::: Recorded information :::

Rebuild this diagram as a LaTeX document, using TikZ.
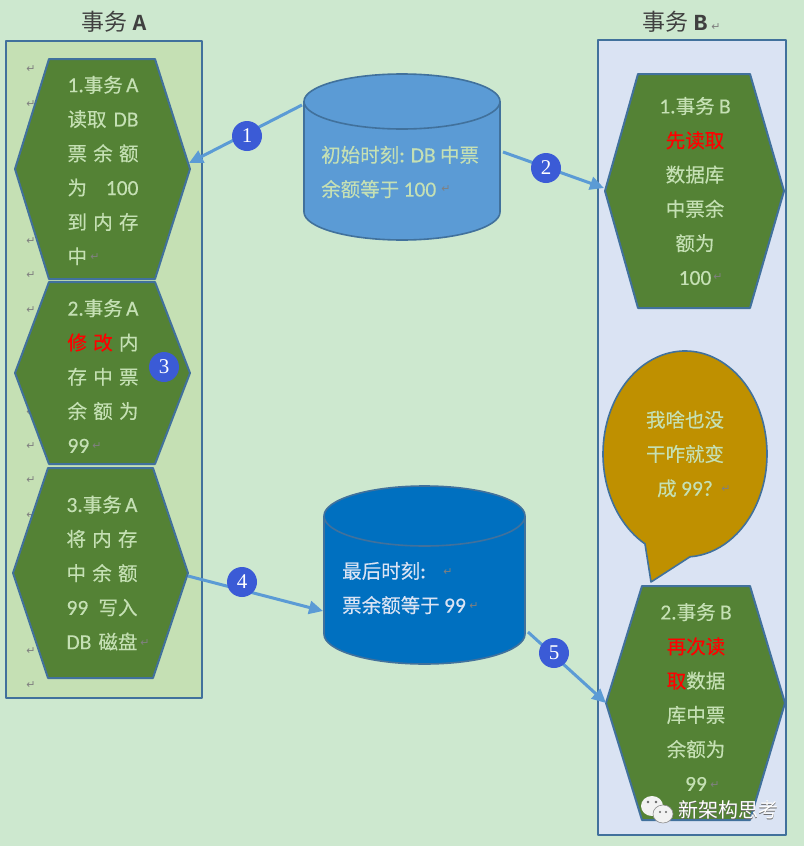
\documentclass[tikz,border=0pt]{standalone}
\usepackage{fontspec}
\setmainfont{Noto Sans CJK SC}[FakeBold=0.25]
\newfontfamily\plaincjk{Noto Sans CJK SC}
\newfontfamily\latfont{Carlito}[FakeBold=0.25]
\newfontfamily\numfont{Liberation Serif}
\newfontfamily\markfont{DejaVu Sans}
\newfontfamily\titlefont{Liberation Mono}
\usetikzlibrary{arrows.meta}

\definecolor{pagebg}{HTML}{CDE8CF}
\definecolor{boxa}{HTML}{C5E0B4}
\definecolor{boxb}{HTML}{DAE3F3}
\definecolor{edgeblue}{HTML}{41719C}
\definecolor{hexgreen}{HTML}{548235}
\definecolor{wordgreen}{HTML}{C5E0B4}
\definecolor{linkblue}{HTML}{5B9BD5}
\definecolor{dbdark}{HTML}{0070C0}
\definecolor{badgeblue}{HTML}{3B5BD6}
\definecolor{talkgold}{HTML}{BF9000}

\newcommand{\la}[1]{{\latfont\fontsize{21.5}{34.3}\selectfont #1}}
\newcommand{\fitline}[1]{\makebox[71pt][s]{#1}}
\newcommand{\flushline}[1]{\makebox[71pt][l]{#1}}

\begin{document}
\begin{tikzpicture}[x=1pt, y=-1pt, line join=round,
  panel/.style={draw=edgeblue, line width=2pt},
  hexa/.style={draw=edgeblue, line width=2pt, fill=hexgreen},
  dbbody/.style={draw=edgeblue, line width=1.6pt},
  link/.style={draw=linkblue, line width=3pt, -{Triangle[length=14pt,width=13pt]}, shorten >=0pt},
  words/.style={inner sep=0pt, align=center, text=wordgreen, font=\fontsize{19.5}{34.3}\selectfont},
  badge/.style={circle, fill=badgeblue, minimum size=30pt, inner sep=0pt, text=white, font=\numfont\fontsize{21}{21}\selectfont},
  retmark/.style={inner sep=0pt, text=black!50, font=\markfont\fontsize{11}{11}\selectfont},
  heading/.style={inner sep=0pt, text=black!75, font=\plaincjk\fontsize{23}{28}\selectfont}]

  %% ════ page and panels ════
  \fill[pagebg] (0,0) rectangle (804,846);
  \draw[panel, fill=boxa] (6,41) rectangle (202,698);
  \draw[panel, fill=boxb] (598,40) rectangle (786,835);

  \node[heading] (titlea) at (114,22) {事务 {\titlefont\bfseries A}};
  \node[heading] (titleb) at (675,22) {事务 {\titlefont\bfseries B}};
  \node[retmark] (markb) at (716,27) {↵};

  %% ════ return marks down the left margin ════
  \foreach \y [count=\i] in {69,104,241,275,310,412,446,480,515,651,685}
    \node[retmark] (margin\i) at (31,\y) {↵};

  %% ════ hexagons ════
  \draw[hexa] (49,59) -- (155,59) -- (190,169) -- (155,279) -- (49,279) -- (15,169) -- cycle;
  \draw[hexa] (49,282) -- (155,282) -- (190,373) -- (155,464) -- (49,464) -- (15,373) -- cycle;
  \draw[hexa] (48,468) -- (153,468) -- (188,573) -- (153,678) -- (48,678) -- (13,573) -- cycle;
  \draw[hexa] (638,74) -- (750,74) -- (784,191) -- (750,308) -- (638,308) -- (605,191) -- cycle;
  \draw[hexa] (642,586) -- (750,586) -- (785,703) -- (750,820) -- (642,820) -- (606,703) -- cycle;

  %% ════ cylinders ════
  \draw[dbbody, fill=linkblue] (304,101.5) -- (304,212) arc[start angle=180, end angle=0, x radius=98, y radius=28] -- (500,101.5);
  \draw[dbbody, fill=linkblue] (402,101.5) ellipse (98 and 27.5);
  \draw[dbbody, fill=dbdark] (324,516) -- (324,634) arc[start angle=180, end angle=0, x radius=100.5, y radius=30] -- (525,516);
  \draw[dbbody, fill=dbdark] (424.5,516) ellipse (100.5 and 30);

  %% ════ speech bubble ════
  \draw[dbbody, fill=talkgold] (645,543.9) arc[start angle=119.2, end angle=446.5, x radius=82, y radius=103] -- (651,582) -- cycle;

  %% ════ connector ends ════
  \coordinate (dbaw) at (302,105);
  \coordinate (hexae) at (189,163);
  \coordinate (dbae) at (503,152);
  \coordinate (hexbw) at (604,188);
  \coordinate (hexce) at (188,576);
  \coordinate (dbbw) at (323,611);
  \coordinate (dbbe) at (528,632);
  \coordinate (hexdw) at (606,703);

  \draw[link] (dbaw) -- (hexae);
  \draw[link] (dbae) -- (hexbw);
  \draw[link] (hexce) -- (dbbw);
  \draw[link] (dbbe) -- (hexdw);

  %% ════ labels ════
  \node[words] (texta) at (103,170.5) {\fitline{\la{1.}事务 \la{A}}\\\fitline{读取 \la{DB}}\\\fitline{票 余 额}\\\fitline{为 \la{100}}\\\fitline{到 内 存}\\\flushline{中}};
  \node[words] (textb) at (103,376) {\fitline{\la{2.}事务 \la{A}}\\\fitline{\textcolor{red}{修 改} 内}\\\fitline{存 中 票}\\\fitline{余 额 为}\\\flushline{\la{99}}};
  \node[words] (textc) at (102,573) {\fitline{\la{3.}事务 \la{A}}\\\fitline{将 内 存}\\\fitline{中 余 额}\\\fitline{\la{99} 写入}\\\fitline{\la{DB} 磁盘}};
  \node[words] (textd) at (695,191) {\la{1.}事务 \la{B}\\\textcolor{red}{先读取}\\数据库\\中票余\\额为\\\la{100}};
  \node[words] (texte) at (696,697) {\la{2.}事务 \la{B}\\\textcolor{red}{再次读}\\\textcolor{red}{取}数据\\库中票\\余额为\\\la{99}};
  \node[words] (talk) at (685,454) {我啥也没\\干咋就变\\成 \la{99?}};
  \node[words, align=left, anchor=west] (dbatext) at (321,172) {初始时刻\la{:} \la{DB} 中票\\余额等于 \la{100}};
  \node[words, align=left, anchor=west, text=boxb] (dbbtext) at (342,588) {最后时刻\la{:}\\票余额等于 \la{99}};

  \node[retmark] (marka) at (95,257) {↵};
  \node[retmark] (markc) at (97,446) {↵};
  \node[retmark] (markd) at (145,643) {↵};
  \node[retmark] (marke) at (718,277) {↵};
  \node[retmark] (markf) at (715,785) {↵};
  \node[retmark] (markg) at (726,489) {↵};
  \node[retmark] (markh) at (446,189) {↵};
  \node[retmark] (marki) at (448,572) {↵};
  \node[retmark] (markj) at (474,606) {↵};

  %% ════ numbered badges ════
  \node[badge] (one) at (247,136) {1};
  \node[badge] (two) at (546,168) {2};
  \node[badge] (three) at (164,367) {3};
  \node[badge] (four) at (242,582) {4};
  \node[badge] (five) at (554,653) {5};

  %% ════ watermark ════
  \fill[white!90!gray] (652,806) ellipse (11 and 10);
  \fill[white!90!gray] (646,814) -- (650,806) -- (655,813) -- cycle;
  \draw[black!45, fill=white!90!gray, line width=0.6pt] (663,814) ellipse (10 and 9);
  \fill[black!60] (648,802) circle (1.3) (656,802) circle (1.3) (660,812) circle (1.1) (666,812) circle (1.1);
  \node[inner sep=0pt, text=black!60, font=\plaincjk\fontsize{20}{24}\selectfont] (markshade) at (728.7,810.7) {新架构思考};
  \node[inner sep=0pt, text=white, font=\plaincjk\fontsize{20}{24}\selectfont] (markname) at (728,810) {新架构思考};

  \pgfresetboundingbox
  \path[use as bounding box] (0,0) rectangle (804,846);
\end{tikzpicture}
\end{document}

:::

### Task to carry out
Using the data above, write out every line exactly, leaving the images behind.

### Answer to this problem
Rebuild this diagram as a LaTeX document, using TikZ.
\documentclass[tikz,border=0pt]{standalone}
\usepackage{fontspec}
\setmainfont{Noto Sans CJK SC}[FakeBold=0.25]
\newfontfamily\plaincjk{Noto Sans CJK SC}
\newfontfamily\latfont{Carlito}[FakeBold=0.25]
\newfontfamily\numfont{Liberation Serif}
\newfontfamily\markfont{DejaVu Sans}
\newfontfamily\titlefont{Liberation Mono}
\usetikzlibrary{arrows.meta}

\definecolor{pagebg}{HTML}{CDE8CF}
\definecolor{boxa}{HTML}{C5E0B4}
\definecolor{boxb}{HTML}{DAE3F3}
\definecolor{edgeblue}{HTML}{41719C}
\definecolor{hexgreen}{HTML}{548235}
\definecolor{wordgreen}{HTML}{C5E0B4}
\definecolor{linkblue}{HTML}{5B9BD5}
\definecolor{dbdark}{HTML}{0070C0}
\definecolor{badgeblue}{HTML}{3B5BD6}
\definecolor{talkgold}{HTML}{BF9000}

\newcommand{\la}[1]{{\latfont\fontsize{21.5}{34.3}\selectfont #1}}
\newcommand{\fitline}[1]{\makebox[71pt][s]{#1}}
\newcommand{\flushline}[1]{\makebox[71pt][l]{#1}}

\begin{document}
\begin{tikzpicture}[x=1pt, y=-1pt, line join=round,
  panel/.style={draw=edgeblue, line width=2pt},
  hexa/.style={draw=edgeblue, line width=2pt, fill=hexgreen},
  dbbody/.style={draw=edgeblue, line width=1.6pt},
  link/.style={draw=linkblue, line width=3pt, -{Triangle[length=14pt,width=13pt]}, shorten >=0pt},
  words/.style={inner sep=0pt, align=center, text=wordgreen, font=\fontsize{19.5}{34.3}\selectfont},
  badge/.style={circle, fill=badgeblue, minimum size=30pt, inner sep=0pt, text=white, font=\numfont\fontsize{21}{21}\selectfont},
  retmark/.style={inner sep=0pt, text=black!50, font=\markfont\fontsize{11}{11}\selectfont},
  heading/.style={inner sep=0pt, text=black!75, font=\plaincjk\fontsize{23}{28}\selectfont}]

  %% ════ page and panels ════
  \fill[pagebg] (0,0) rectangle (804,846);
  \draw[panel, fill=boxa] (6,41) rectangle (202,698);
  \draw[panel, fill=boxb] (598,40) rectangle (786,835);

  \node[heading] (titlea) at (114,22) {事务 {\titlefont\bfseries A}};
  \node[heading] (titleb) at (675,22) {事务 {\titlefont\bfseries B}};
  \node[retmark] (markb) at (716,27) {↵};

  %% ════ return marks down the left margin ════
  \foreach \y [count=\i] in {69,104,241,275,310,412,446,480,515,651,685}
    \node[retmark] (margin\i) at (31,\y) {↵};

  %% ════ hexagons ════
  \draw[hexa] (49,59) -- (155,59) -- (190,169) -- (155,279) -- (49,279) -- (15,169) -- cycle;
  \draw[hexa] (49,282) -- (155,282) -- (190,373) -- (155,464) -- (49,464) -- (15,373) -- cycle;
  \draw[hexa] (48,468) -- (153,468) -- (188,573) -- (153,678) -- (48,678) -- (13,573) -- cycle;
  \draw[hexa] (638,74) -- (750,74) -- (784,191) -- (750,308) -- (638,308) -- (605,191) -- cycle;
  \draw[hexa] (642,586) -- (750,586) -- (785,703) -- (750,820) -- (642,820) -- (606,703) -- cycle;

  %% ════ cylinders ════
  \draw[dbbody, fill=linkblue] (304,101.5) -- (304,212) arc[start angle=180, end angle=0, x radius=98, y radius=28] -- (500,101.5);
  \draw[dbbody, fill=linkblue] (402,101.5) ellipse (98 and 27.5);
  \draw[dbbody, fill=dbdark] (324,516) -- (324,634) arc[start angle=180, end angle=0, x radius=100.5, y radius=30] -- (525,516);
  \draw[dbbody, fill=dbdark] (424.5,516) ellipse (100.5 and 30);

  %% ════ speech bubble ════
  \draw[dbbody, fill=talkgold] (645,543.9) arc[start angle=119.2, end angle=446.5, x radius=82, y radius=103] -- (651,582) -- cycle;

  %% ════ connector ends ════
  \coordinate (dbaw) at (302,105);
  \coordinate (hexae) at (189,163);
  \coordinate (dbae) at (503,152);
  \coordinate (hexbw) at (604,188);
  \coordinate (hexce) at (188,576);
  \coordinate (dbbw) at (323,611);
  \coordinate (dbbe) at (528,632);
  \coordinate (hexdw) at (606,703);

  \draw[link] (dbaw) -- (hexae);
  \draw[link] (dbae) -- (hexbw);
  \draw[link] (hexce) -- (dbbw);
  \draw[link] (dbbe) -- (hexdw);

  %% ════ labels ════
  \node[words] (texta) at (103,170.5) {\fitline{\la{1.}事务 \la{A}}\\\fitline{读取 \la{DB}}\\\fitline{票 余 额}\\\fitline{为 \la{100}}\\\fitline{到 内 存}\\\flushline{中}};
  \node[words] (textb) at (103,376) {\fitline{\la{2.}事务 \la{A}}\\\fitline{\textcolor{red}{修 改} 内}\\\fitline{存 中 票}\\\fitline{余 额 为}\\\flushline{\la{99}}};
  \node[words] (textc) at (102,573) {\fitline{\la{3.}事务 \la{A}}\\\fitline{将 内 存}\\\fitline{中 余 额}\\\fitline{\la{99} 写入}\\\fitline{\la{DB} 磁盘}};
  \node[words] (textd) at (695,191) {\la{1.}事务 \la{B}\\\textcolor{red}{先读取}\\数据库\\中票余\\额为\\\la{100}};
  \node[words] (texte) at (696,697) {\la{2.}事务 \la{B}\\\textcolor{red}{再次读}\\\textcolor{red}{取}数据\\库中票\\余额为\\\la{99}};
  \node[words] (talk) at (685,454) {我啥也没\\干咋就变\\成 \la{99?}};
  \node[words, align=left, anchor=west] (dbatext) at (321,172) {初始时刻\la{:} \la{DB} 中票\\余额等于 \la{100}};
  \node[words, align=left, anchor=west, text=boxb] (dbbtext) at (342,588) {最后时刻\la{:}\\票余额等于 \la{99}};

  \node[retmark] (marka) at (95,257) {↵};
  \node[retmark] (markc) at (97,446) {↵};
  \node[retmark] (markd) at (145,643) {↵};
  \node[retmark] (marke) at (718,277) {↵};
  \node[retmark] (markf) at (715,785) {↵};
  \node[retmark] (markg) at (726,489) {↵};
  \node[retmark] (markh) at (446,189) {↵};
  \node[retmark] (marki) at (448,572) {↵};
  \node[retmark] (markj) at (474,606) {↵};

  %% ════ numbered badges ════
  \node[badge] (one) at (247,136) {1};
  \node[badge] (two) at (546,168) {2};
  \node[badge] (three) at (164,367) {3};
  \node[badge] (four) at (242,582) {4};
  \node[badge] (five) at (554,653) {5};

  %% ════ watermark ════
  \fill[white!90!gray] (652,806) ellipse (11 and 10);
  \fill[white!90!gray] (646,814) -- (650,806) -- (655,813) -- cycle;
  \draw[black!45, fill=white!90!gray, line width=0.6pt] (663,814) ellipse (10 and 9);
  \fill[black!60] (648,802) circle (1.3) (656,802) circle (1.3) (660,812) circle (1.1) (666,812) circle (1.1);
  \node[inner sep=0pt, text=black!60, font=\plaincjk\fontsize{20}{24}\selectfont] (markshade) at (728.7,810.7) {新架构思考};
  \node[inner sep=0pt, text=white, font=\plaincjk\fontsize{20}{24}\selectfont] (markname) at (728,810) {新架构思考};

  \pgfresetboundingbox
  \path[use as bounding box] (0,0) rectangle (804,846);
\end{tikzpicture}
\end{document}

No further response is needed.